The purpose of this page is to gather a list of resolutions which can be used by anyone to recover an OpenStack environment to keep the system up.
As the environment is not monitored as a production environment, there can be situations like disk space usage which are alerted in the slack channels but not acted upon in a timely manner.
Watchdog Internal Slack Channel Prometheus Internal Slack Channel
Check space, typically start with the IDMS Loadbalancer host and work our way through Apps1, Apps2, DB1, DB2
ssh scotty@hostlb1.err sudo su - cd / du -hs | sort -h Example output 1.2G run 3.2G root 3.3G home 4.0G usr 5.0G swapfile 14G var
NOTE This will wipe all data so apply with care and only on Internal environment.
The RMQ data is stored in the /var/lib/rabbitmq so above we can see 14G locked in the var folder.
As this is an internal environment, we can clean out space by removing the persistent store
/var/lib/rabbitmq/mnesia/HOSTHERE/msg_stores/vhosts/UUIDFOLDER/msg_store_persistent'
Find the largest folder store, and delete all files present
When all normal user profile issues are checked (username, password, account active) checking the CAS log can be a useful start logs/grails/cas.log
If the following is present
[org.jasig.cas.CentralAuthenticationServiceImpl] - ServiceManagement: Unauthorized Service Access. Service [http://qascoapps1.err:8081/ReportingManager/shiro-cas] is not found in service registry.
Verify the URL is resolving by a simple ping qascoapps1.err
if this fails to render, then the CAS authentication cannot succeed, and points to a DNS issue.
Configurations Check CAS services and make sure they contain the correct urls. You'll find these on the handlers at /usr/local/conf/cas/services
If you're seeing in the CAS logs, that the service url isn't matching the supplied service urls, like in the example below, it might be a configuration issue in HTTPD on the loadbalancer
ERROR [org.jasig.cas.CentralAuthenticationServiceImpl] - Service ticket [ST-62-LcMoIN7pmxTjPxI9eNkb-qascoapps1] with service [https://sco.errigal.com/ReportingManager/shiro-cas] does not match supplied service [http://qascoapps1.err:8081/ReportingManager/shiro-cas]

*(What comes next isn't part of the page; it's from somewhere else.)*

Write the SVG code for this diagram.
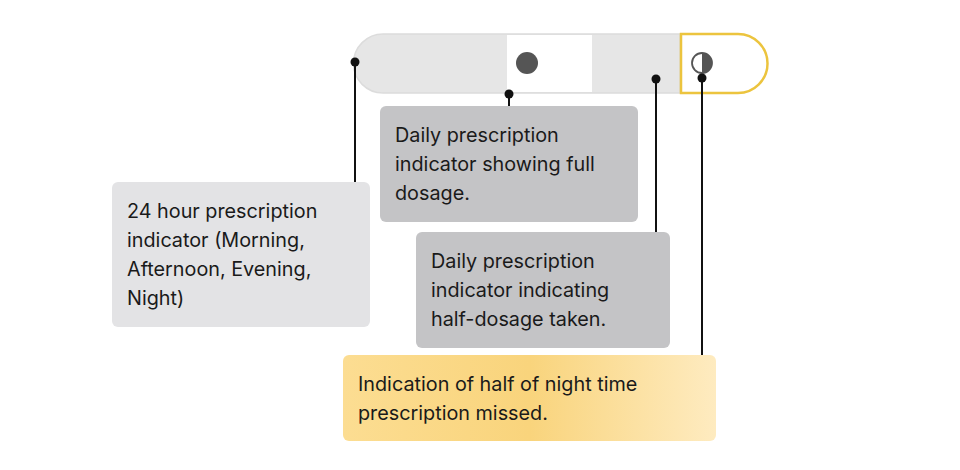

As you can see, the supplied service is using qascoapps1.err but the existing service is for sco.errigal.com.
So, ssh into the loadbalancer and navigate to /etc/httpd/conf/
You'll need to check and potentially edit mod-jk.conf and workers.properties
mod-js.conf For the Grails applications, we don't use ProxyPass and ProxyPassReverse (those are for the springboot applications).
Add the JkMount lines at the bottom for the relevant applications:
JkMount /ReportingManager/* ReportingManagerLoadBalancer JkMount /ReportingManager ReportingManagerLoadBalancer
workers.properties At the very top, make sure your application LoadBalancer entry is in the list
# Create virtual workers worker.list=jkstatus,SnmpManagerLoadBalancer,NocPortalLoadBalancer,ReportingManagerLoadBalancer,SupportPageLoadBalancer,casLoadBalancer,rdfLoadBalancer,SnmpManagerEMSLoadBalancer,TicketerLoadBalancer
Next, add the lines to configure the loadbalancer instances
#Configure ReportingManager load balanced instances worker.ReportingManagerLoadBalancer.type=lb worker.ReportingManagerLoadBalancer.sticky_session=1 # Declare Tomcat server workers 1 through n worker.ReportingManagerWorker1.reference=worker.ajptemplate worker.ReportingManagerWorker1.host=qascoapps1.err worker.ReportingManagerWorker1.port=8011 worker.ReportingManagerWorker1.reply_timeout=600000
Finally, at the end of the file add those instances to the application loadbalancer worker
worker.ReportingManagerLoadBalancer.balance_workers=ReportingManagerWorker1
Save those files, and restart the httpd service
sudo service httpd restart